Return each line of the data below exactly, omitting any pictures.

+++ Supplied data

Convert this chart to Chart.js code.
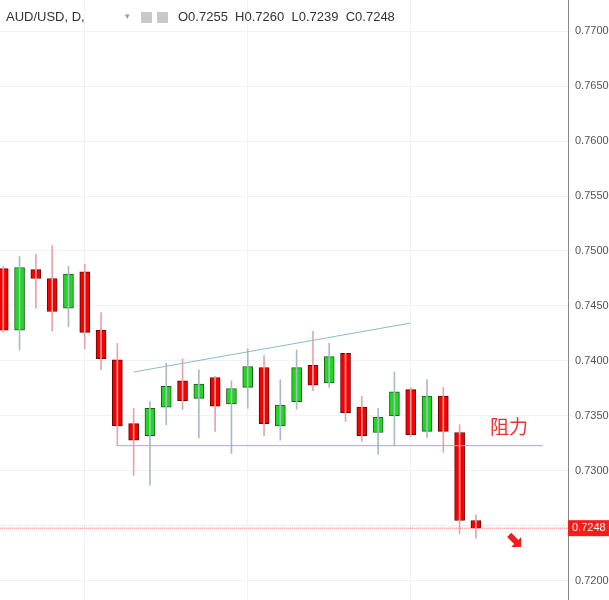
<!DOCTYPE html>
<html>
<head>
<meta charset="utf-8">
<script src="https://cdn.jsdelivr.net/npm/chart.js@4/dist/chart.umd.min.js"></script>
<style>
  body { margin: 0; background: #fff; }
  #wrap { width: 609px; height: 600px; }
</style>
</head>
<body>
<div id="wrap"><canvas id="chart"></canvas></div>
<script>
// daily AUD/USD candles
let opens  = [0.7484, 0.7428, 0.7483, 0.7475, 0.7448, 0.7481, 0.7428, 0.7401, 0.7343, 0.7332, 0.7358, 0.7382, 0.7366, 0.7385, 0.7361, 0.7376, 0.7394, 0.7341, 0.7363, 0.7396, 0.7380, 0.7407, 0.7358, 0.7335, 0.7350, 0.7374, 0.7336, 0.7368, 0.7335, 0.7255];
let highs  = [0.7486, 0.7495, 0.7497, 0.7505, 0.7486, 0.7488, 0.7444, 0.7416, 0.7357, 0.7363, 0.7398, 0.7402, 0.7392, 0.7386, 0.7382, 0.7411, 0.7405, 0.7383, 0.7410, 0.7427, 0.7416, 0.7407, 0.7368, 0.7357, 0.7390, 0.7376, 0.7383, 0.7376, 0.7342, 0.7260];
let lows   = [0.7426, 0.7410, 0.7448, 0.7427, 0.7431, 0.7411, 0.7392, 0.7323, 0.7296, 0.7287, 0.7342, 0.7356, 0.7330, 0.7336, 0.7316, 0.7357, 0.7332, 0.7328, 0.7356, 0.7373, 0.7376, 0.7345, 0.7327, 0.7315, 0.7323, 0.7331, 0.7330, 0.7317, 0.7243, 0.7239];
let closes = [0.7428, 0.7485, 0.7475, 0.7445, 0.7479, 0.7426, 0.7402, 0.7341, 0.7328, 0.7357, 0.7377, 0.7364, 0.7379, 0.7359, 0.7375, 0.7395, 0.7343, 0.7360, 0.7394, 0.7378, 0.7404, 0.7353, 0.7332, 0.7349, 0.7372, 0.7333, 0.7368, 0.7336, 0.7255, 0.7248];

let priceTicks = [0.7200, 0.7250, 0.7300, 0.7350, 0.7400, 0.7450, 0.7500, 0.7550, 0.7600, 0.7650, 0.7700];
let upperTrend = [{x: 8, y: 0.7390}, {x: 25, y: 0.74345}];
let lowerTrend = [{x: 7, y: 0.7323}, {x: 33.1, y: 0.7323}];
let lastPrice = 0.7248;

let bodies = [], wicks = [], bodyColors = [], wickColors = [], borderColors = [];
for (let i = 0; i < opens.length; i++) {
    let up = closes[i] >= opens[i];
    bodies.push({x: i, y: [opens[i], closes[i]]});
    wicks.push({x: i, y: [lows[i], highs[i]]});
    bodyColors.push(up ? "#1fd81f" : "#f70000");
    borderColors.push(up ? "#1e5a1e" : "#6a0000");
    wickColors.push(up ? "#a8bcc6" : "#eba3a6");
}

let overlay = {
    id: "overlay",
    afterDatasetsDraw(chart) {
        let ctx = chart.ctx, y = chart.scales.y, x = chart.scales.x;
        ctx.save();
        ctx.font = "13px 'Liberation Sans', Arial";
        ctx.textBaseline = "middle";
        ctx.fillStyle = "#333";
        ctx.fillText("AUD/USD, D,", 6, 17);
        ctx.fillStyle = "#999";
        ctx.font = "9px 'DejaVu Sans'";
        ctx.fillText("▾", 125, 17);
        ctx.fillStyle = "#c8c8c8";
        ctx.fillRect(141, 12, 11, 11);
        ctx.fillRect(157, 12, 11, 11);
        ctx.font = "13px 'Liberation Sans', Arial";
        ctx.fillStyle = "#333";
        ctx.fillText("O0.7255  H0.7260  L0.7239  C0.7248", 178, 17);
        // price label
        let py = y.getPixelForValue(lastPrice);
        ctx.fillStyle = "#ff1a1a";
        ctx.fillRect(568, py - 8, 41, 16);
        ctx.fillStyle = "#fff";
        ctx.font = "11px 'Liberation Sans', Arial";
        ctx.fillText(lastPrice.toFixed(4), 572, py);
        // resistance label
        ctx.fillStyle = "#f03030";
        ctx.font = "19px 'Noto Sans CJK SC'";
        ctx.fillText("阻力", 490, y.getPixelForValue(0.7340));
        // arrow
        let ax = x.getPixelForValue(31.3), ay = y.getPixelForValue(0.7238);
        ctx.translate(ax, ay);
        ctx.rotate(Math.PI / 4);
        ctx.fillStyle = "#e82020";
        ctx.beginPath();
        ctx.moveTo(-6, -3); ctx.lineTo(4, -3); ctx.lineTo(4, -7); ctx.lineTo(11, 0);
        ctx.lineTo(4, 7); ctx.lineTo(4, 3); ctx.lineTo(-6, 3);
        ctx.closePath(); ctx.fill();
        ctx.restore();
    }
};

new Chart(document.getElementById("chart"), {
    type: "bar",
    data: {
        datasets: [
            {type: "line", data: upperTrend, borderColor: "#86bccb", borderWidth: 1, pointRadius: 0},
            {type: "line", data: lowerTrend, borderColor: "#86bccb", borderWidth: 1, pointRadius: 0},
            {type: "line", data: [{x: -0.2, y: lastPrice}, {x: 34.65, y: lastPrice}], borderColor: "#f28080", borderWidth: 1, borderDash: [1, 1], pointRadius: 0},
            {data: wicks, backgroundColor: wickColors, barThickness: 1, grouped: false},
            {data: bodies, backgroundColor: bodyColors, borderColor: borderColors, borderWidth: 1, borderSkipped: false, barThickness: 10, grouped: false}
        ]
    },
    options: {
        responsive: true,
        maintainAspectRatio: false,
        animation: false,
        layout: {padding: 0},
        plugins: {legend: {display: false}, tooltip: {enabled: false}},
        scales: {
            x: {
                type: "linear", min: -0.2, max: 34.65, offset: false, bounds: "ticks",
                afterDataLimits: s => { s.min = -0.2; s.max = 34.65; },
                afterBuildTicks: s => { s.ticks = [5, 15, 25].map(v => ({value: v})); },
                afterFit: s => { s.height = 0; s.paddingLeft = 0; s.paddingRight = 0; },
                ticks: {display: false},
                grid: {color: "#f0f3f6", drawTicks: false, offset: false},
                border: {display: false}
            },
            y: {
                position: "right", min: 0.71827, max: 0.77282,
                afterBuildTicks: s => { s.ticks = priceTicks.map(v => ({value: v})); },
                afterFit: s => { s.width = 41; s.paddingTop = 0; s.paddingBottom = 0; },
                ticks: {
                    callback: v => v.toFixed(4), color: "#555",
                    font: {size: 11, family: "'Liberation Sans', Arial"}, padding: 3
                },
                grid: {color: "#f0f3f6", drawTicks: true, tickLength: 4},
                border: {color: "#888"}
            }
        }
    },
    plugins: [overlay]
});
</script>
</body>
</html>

++++++

- Written answer -
Convert this chart to Chart.js code.
<!DOCTYPE html>
<html>
<head>
<meta charset="utf-8">
<script src="https://cdn.jsdelivr.net/npm/chart.js@4/dist/chart.umd.min.js"></script>
<style>
  body { margin: 0; background: #fff; }
  #wrap { width: 609px; height: 600px; }
</style>
</head>
<body>
<div id="wrap"><canvas id="chart"></canvas></div>
<script>
// daily AUD/USD candles
let opens  = [0.7484, 0.7428, 0.7483, 0.7475, 0.7448, 0.7481, 0.7428, 0.7401, 0.7343, 0.7332, 0.7358, 0.7382, 0.7366, 0.7385, 0.7361, 0.7376, 0.7394, 0.7341, 0.7363, 0.7396, 0.7380, 0.7407, 0.7358, 0.7335, 0.7350, 0.7374, 0.7336, 0.7368, 0.7335, 0.7255];
let highs  = [0.7486, 0.7495, 0.7497, 0.7505, 0.7486, 0.7488, 0.7444, 0.7416, 0.7357, 0.7363, 0.7398, 0.7402, 0.7392, 0.7386, 0.7382, 0.7411, 0.7405, 0.7383, 0.7410, 0.7427, 0.7416, 0.7407, 0.7368, 0.7357, 0.7390, 0.7376, 0.7383, 0.7376, 0.7342, 0.7260];
let lows   = [0.7426, 0.7410, 0.7448, 0.7427, 0.7431, 0.7411, 0.7392, 0.7323, 0.7296, 0.7287, 0.7342, 0.7356, 0.7330, 0.7336, 0.7316, 0.7357, 0.7332, 0.7328, 0.7356, 0.7373, 0.7376, 0.7345, 0.7327, 0.7315, 0.7323, 0.7331, 0.7330, 0.7317, 0.7243, 0.7239];
let closes = [0.7428, 0.7485, 0.7475, 0.7445, 0.7479, 0.7426, 0.7402, 0.7341, 0.7328, 0.7357, 0.7377, 0.7364, 0.7379, 0.7359, 0.7375, 0.7395, 0.7343, 0.7360, 0.7394, 0.7378, 0.7404, 0.7353, 0.7332, 0.7349, 0.7372, 0.7333, 0.7368, 0.7336, 0.7255, 0.7248];

let priceTicks = [0.7200, 0.7250, 0.7300, 0.7350, 0.7400, 0.7450, 0.7500, 0.7550, 0.7600, 0.7650, 0.7700];
let upperTrend = [{x: 8, y: 0.7390}, {x: 25, y: 0.74345}];
let lowerTrend = [{x: 7, y: 0.7323}, {x: 33.1, y: 0.7323}];
let lastPrice = 0.7248;

let bodies = [], wicks = [], bodyColors = [], wickColors = [], borderColors = [];
for (let i = 0; i < opens.length; i++) {
    let up = closes[i] >= opens[i];
    bodies.push({x: i, y: [opens[i], closes[i]]});
    wicks.push({x: i, y: [lows[i], highs[i]]});
    bodyColors.push(up ? "#1fd81f" : "#f70000");
    borderColors.push(up ? "#1e5a1e" : "#6a0000");
    wickColors.push(up ? "#a8bcc6" : "#eba3a6");
}

let overlay = {
    id: "overlay",
    afterDatasetsDraw(chart) {
        let ctx = chart.ctx, y = chart.scales.y, x = chart.scales.x;
        ctx.save();
        ctx.font = "13px 'Liberation Sans', Arial";
        ctx.textBaseline = "middle";
        ctx.fillStyle = "#333";
        ctx.fillText("AUD/USD, D,", 6, 17);
        ctx.fillStyle = "#999";
        ctx.font = "9px 'DejaVu Sans'";
        ctx.fillText("▾", 125, 17);
        ctx.fillStyle = "#c8c8c8";
        ctx.fillRect(141, 12, 11, 11);
        ctx.fillRect(157, 12, 11, 11);
        ctx.font = "13px 'Liberation Sans', Arial";
        ctx.fillStyle = "#333";
        ctx.fillText("O0.7255  H0.7260  L0.7239  C0.7248", 178, 17);
        // price label
        let py = y.getPixelForValue(lastPrice);
        ctx.fillStyle = "#ff1a1a";
        ctx.fillRect(568, py - 8, 41, 16);
        ctx.fillStyle = "#fff";
        ctx.font = "11px 'Liberation Sans', Arial";
        ctx.fillText(lastPrice.toFixed(4), 572, py);
        // resistance label
        ctx.fillStyle = "#f03030";
        ctx.font = "19px 'Noto Sans CJK SC'";
        ctx.fillText("阻力", 490, y.getPixelForValue(0.7340));
        // arrow
        let ax = x.getPixelForValue(31.3), ay = y.getPixelForValue(0.7238);
        ctx.translate(ax, ay);
        ctx.rotate(Math.PI / 4);
        ctx.fillStyle = "#e82020";
        ctx.beginPath();
        ctx.moveTo(-6, -3); ctx.lineTo(4, -3); ctx.lineTo(4, -7); ctx.lineTo(11, 0);
        ctx.lineTo(4, 7); ctx.lineTo(4, 3); ctx.lineTo(-6, 3);
        ctx.closePath(); ctx.fill();
        ctx.restore();
    }
};

new Chart(document.getElementById("chart"), {
    type: "bar",
    data: {
        datasets: [
            {type: "line", data: upperTrend, borderColor: "#86bccb", borderWidth: 1, pointRadius: 0},
            {type: "line", data: lowerTrend, borderColor: "#86bccb", borderWidth: 1, pointRadius: 0},
            {type: "line", data: [{x: -0.2, y: lastPrice}, {x: 34.65, y: lastPrice}], borderColor: "#f28080", borderWidth: 1, borderDash: [1, 1], pointRadius: 0},
            {data: wicks, backgroundColor: wickColors, barThickness: 1, grouped: false},
            {data: bodies, backgroundColor: bodyColors, borderColor: borderColors, borderWidth: 1, borderSkipped: false, barThickness: 10, grouped: false}
        ]
    },
    options: {
        responsive: true,
        maintainAspectRatio: false,
        animation: false,
        layout: {padding: 0},
        plugins: {legend: {display: false}, tooltip: {enabled: false}},
        scales: {
            x: {
                type: "linear", min: -0.2, max: 34.65, offset: false, bounds: "ticks",
                afterDataLimits: s => { s.min = -0.2; s.max = 34.65; },
                afterBuildTicks: s => { s.ticks = [5, 15, 25].map(v => ({value: v})); },
                afterFit: s => { s.height = 0; s.paddingLeft = 0; s.paddingRight = 0; },
                ticks: {display: false},
                grid: {color: "#f0f3f6", drawTicks: false, offset: false},
                border: {display: false}
            },
            y: {
                position: "right", min: 0.71827, max: 0.77282,
                afterBuildTicks: s => { s.ticks = priceTicks.map(v => ({value: v})); },
                afterFit: s => { s.width = 41; s.paddingTop = 0; s.paddingBottom = 0; },
                ticks: {
                    callback: v => v.toFixed(4), color: "#555",
                    font: {size: 11, family: "'Liberation Sans', Arial"}, padding: 3
                },
                grid: {color: "#f0f3f6", drawTicks: true, tickLength: 4},
                border: {color: "#888"}
            }
        }
    },
    plugins: [overlay]
});
</script>
</body>
</html>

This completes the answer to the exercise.